Большую аллею и площадку с фонтаном перед театром, где была эстрада для музыкантов, заполняла щегольская публика лож и партера. Модные туалеты дам, визитки молодых франтов да чесучовые широкие пиджаки и дорогие панамы богатых помещиков, приезжавших на спектакли Ермоловой из своих имений. А там, в дальних аллеях, — учащаяся молодежь, сельские учителя в широкополых шляпах, иногда черных, иногда местной работы из прочной соломы, — брылях. Большинство в очках, иногда синих; многие в поддевках, красных рубахах и яловых сапогах. Среди учительниц и их приезжающих на лето столичных подруг были некоторые с короткими волосами, некоторые в очках, и все в маленьких простых соломенных шляпах, точь-в-точь в какой Мария Николаевна играла учительницу в пьесе В. А. Дьяченко.

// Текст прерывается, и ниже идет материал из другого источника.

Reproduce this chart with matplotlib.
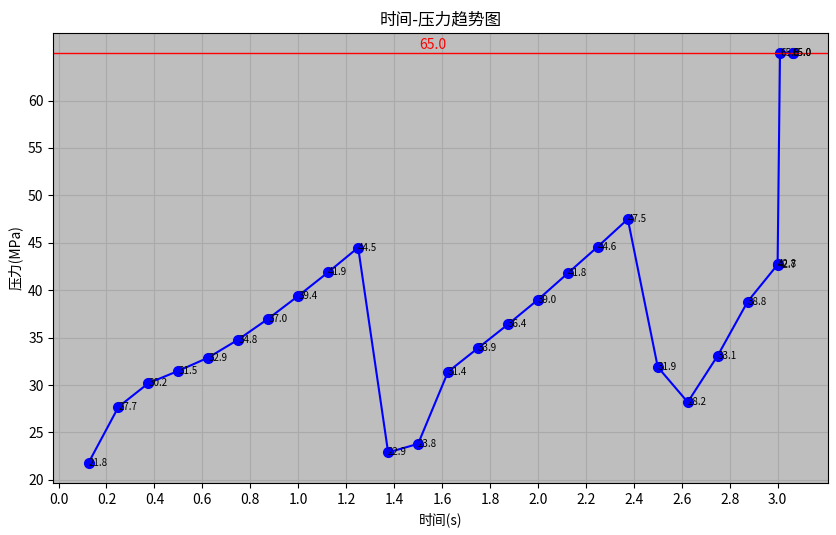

Все эти люди, и молодежь и пожилые, бородатые и волосатые, были с чрезвычайно серьезными лицами, будто они пришли не в летний театр развлекаться и веселиться, как публика у фонтана, явились, по крайней мере, в университет слушать любимого профессора.
Из всей труппы только у Казанцева были знакомые среди этой публики, они молчаливо и любезно раскланивались.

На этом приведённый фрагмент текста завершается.